13 Maret 2008

Mempertimbangkan Masa Depan Anak-Anak Kita

Apa yang dilakukan terhadap anak-anak pada saat sekarang, akan menentukan keberlangsungan sejarah peradaban negeri ini. Kejayaan atau keterbelakangan bangsa ini di masa depan sangat ditentukan oleh apa yang terjadi pada anak-anak di masa kini. Dengan kata lain, di tangan-tangan anak-anaklah masa depan bangsa berada.
Salah satu yang diyakini dapat menyiapkan dan membekali generasi yang berkualitas di masa mendatang adalah pendidikan. Bahkan ada sementara pihak yang meyakini bahwa kejayaan suatu bangsa hanya bisa dicapai melalui pendidikan.
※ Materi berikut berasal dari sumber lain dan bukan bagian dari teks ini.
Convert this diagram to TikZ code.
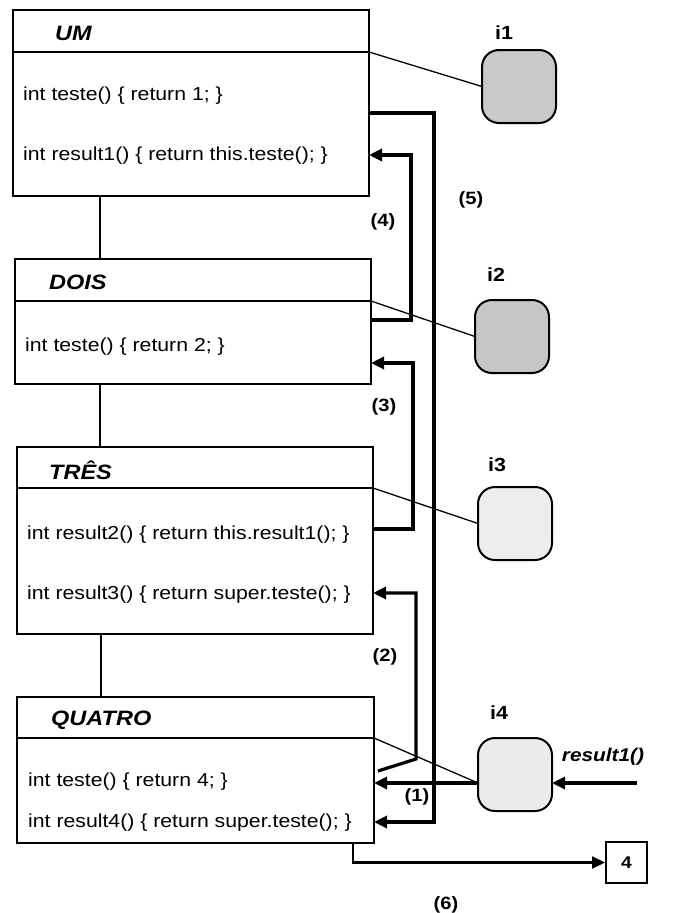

Pendidikan merupakan investasi paling besar yang harus dilakukan oleh suatu bangsa, jika ingin menjadi bangsa yang terhormat. Negara miskin sumber daya alam seperti Jepang, Singapura, atau negara-negara di Eropa, menjadi bangsa ‘berjaya’ bukan lantaran sumber daya alamnya, melainkan karena pendidikan. Sudah sejak awal mula mereka menyadari pentingnya untuk menempatkan pendidikan sebagai prioritas dalam pembangunan. Sehingga wajar jika sekarang negara-negara tersebut memiliki sumber daya manusia berkualitas yang mampu bersaing dan mengendalikan percaturan global.
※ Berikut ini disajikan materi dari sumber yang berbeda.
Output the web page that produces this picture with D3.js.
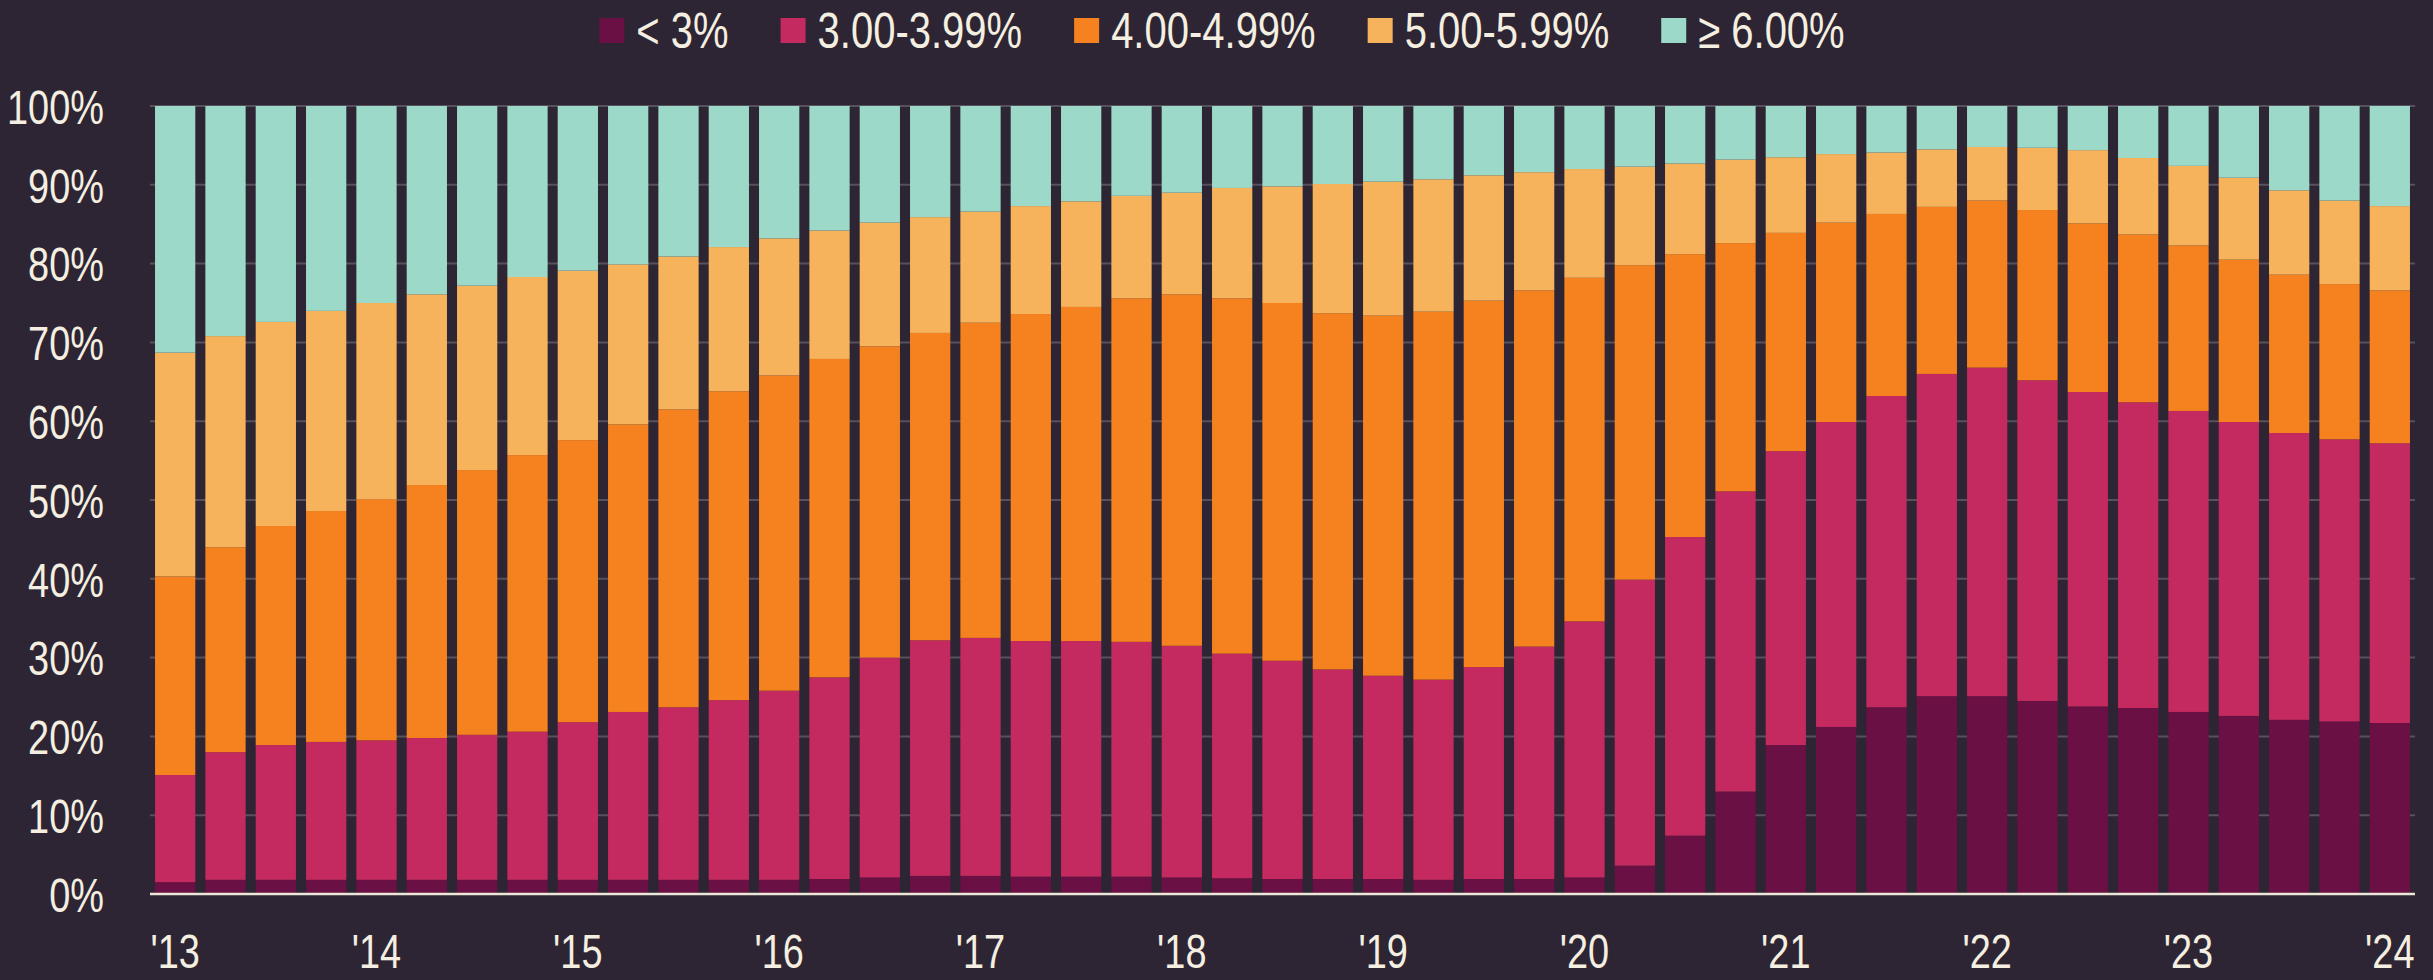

Jika menengok kondisi pendidikan anak-anak Indonesia saat sekarang, boleh dibilang masih cukup memprihatinkan. Saat ini 44 juta penduduk Indonesia usia sekolah tidak terlayani pendidikannya, atau putus sekolah. Data Balitbang Depdiknas menunjukkan masih sekitar 19 juta anak usia 0 sampai 6 tahun belum mendapat pendidikan. Sekitar 2 juta anak usia 7 sampai 12 tahun tidak terakses di sekolah dasar. Sekitar 7 juta anak usia 13 hingga 15 tahun tidak terakses di SLTP. Dan sekitar 16 juta penduduk usia 15 tahun ke atas masih menyandang buta aksara. Itulah realitas jutaan anak-anak Indonesia berkaitan dengan akses pendidikan.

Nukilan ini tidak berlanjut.